En réalité, la seule vraie grande percée d’Obama en matière de politique étrangère, et elle n’est pas négligeable, aura été de sortir les Etats-Unis de l’idéologie du 11 Septembre dans laquelle la précédente administration les avait délibérément maintenus sans baisser la garde militaire des Etats-Unis, ce qui n’était pas gagné d’avance.
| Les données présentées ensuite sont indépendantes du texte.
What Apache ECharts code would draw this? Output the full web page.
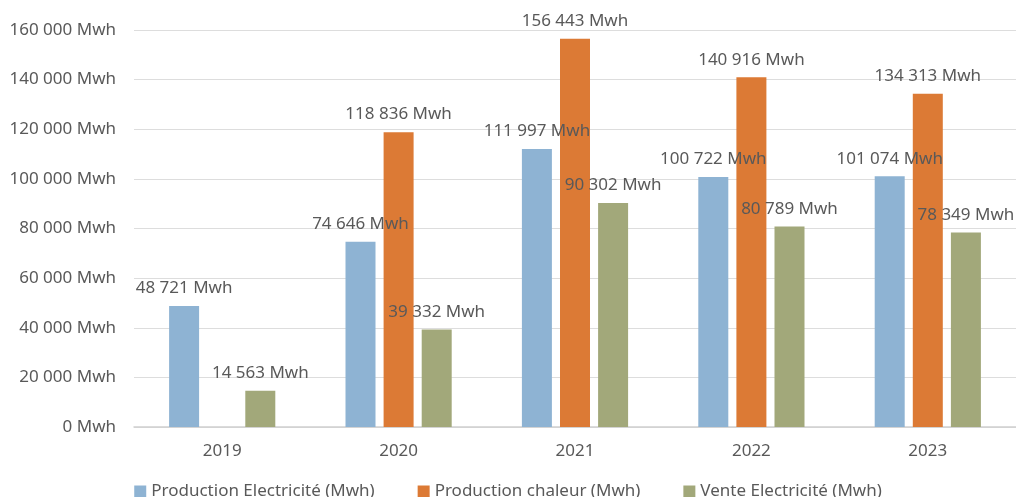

Ses échecs indiscutables au Proche-Orient, il les a compensés par une préparation des Etats-Unis à une stratégie de « containment » de Pékin, particulièrement manifeste depuis 2010. Face à une Chine désireuse de dénier aux Etats-Unis le maintien d’un pouvoir d’arbitrage régional entre elle et ses voisins (« area denial strategy »), les Etats-Unis réagissent, soit en renforçant leurs relations avec l’Asean, le Japon et la Corée, soit en freinant une intégration économique asiatique autour de Pékin. D’où la version américaine du TPP (Trans-Pacific Partnership) proposée par Obama aux pays asiatiques à la fin de 2011. Dans les faits, il s’agit d’exclure la Chine en plaçant la barre très haut sur le plan réglementaire, ce que dans le jargon commercial mondial on appelle les « beyond borders issues », c’est-à-dire l’ensemble des obstacles réglementaires qui gênent la pénétration des importations. Les Américains veulent plus de réciprocité avec la Chine, ce qui est aussi la position des Européens. Ils ont d’ailleurs enterré les négociations multilatérales à l’OMC. Ils estiment que seul un bilatéralisme agressif pourra leur permettre d’ouvrir les marchés des émergents. Les Européens pensent la même chose. Mais, comme d’habitude, ils n’assument pas ce choix.